Maylong's $99 M-150 Tablet Reviewed


What Works (And What Doesn't)



The M-150 is meant primarily for Landscape use--here you can see the "Home" button on the right and the camera lens on the left.

Let's start on a good note. The M-150 is light (13.5 oz according to Maylong) and feels reasonably sturdy. Neither flexion nor brittleness were a problem; the devices' few buttons functioned well without feeling like cheap trinkets. The screen was bright, colorful, and easy to read. WiFi setup was as simple as providing the necessary login/password (WPA/WPA2 are both supported). The tablet also had no trouble running off conventional wired Ethernet.


The Ethernet cable plugs into the end of the dongle shown here. The port's placement makes it difficult to hold the tablet in two hands; it's even worse if you have the tablet plugged in.

The M-150 can play both audio and video files, but format support is very limited. For audio, you've got your choice of WMA or WAV (MP3 files are not listed as officially supported but will still play). If you want to watch video on the M-150, it'll need to be encoded in FLV, WMV, or AVI.

Online videos loaded through YouTube took surprisingly little time, but the video quality wasn't very good, even by YouTube standards. Web surfing was also problematic; the M-150 never crashed on us, but it could only load the simplest of sites within a reasonable time frame. Attempting to view a site like NYT or CNN required much patience.

On the other hand, it's a surprisingly good eReader. While it'll never stand up to Amazon or Sony, text was sharp and readable with minimum eye fatigue. We also had no trouble downloading a library of titles from the included Aldiko eBook application. We wouldn't ever describe the M-150 as responsive but it wasn't as balky as we expected. The delay between tapping on an application icon and seeing that application start to launch was typically around 2-5 seconds. The system took longer when loading available downloads from the Android Application Market or when accessing Aldiko's library of books, but still completed these tasks in well under a minute.

It's All Downhill From Here


The screen arrived looking like this. Note the sizable scruff running from one edge to the middle of the screen.

Our tablet arrived sans manual, with a stylus scuff mark that tracked over almost the entire screen. The stylus is the only effective way to use the tablet, but the resistive screen means you'll have to push down—which then scuffs the screen more.  Maylong claims the M-150 has 2-3 hours of standby battery life. In active mode, battery life is less than 90 minutes.


The same screen after a few days of use. This angle shows the initial scratch more prominently, but also highlights the number of back-and-forth scuff marks.

The M150's power connector and USB/Ethernet dongle are placed in a way that makes the system damnably awkward to hold in two hands. As if this wasn't enough, the bulky dongle fell out almost every time the tablet was moved, adjusted, or breathed on. Even repositioning the M-150 to hold it vertically instead of horizontally had a tendency to knock the dongle out.

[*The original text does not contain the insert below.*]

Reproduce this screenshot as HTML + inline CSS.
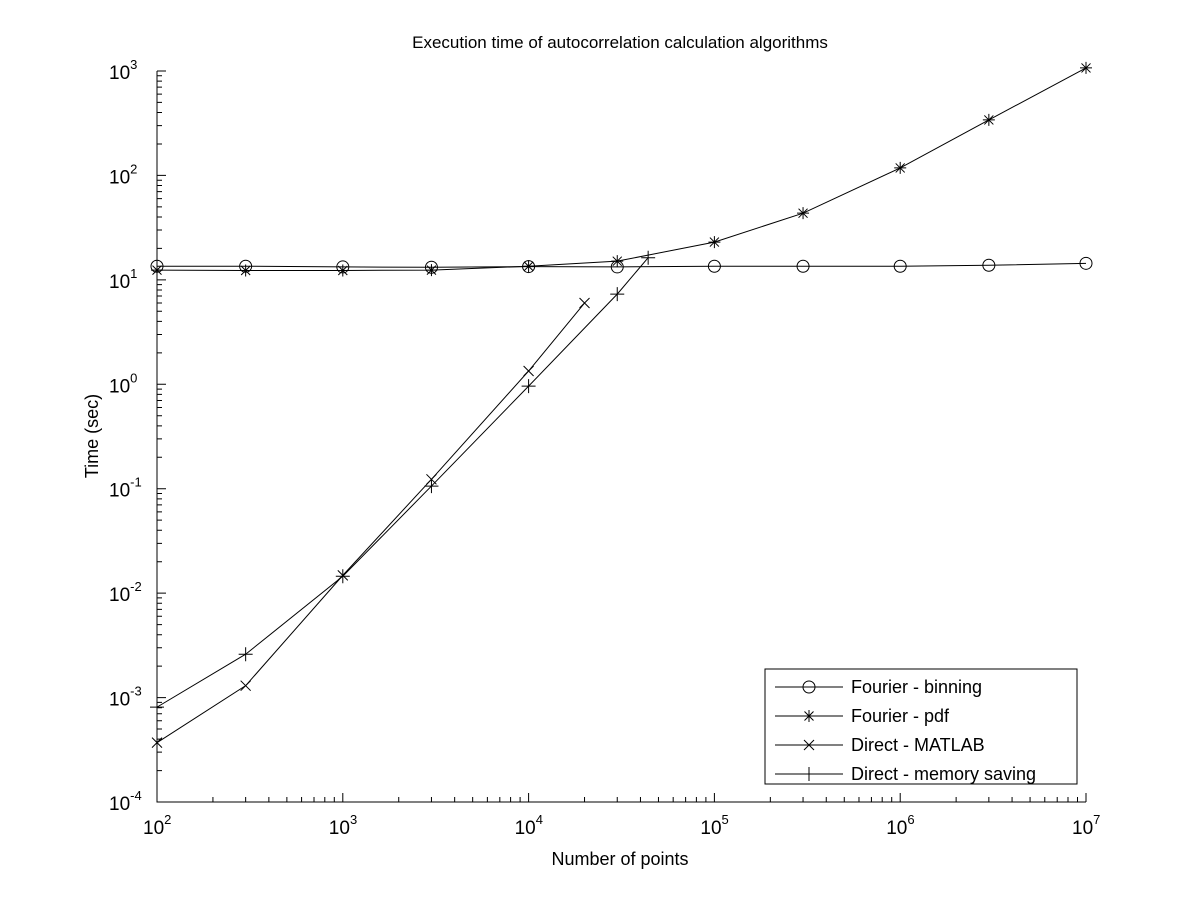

The M-150's side ports. From the left, there's a speaker, power jack, headphone jack, the dongle's port, a microSD port, and a second speaker. There's actually a microSD card in the slot, though you may not be able to tell from here.

You might think the solution is to skip USB flash storage altogether and use a microSD card, instead. Unfortunately, that's not possible--at least not with our unit. The only way the microSD reader would recognize a card is if we inserted it until just the barest bit of edge was visible. Most SD readers have a spring-release that ejects the card when its toggled from the outside. The M-150 just eats the card, period—the only way to extract it was with the use of  tiny jewelry screwdriver. Perhaps the mechanism was damaged on our unit. Our system refused to save eBook's unless we had a microSD card inserted, and we were never able to coax the M-150 into using an external USB device.

Maylong sells a carrying case w/included keyboard for the M-150, but either there was something wrong with our unit or the tablet has an unexplained preference for that particular keyboard because no other USB keyboard worked. This further limited the M-150's practical usefulness--the stylus is impractical for writing anything more than a quick note.

The most disquieting "feature" of the Maylong M-150 is the disparate array of problems various reviewers are reporting. Pick any given topic—system responsiveness, wireless support, screen quality, etc—and you'll find different people reporting different degrees of functionality. This implies that Maylong's quality control is rather slipshod.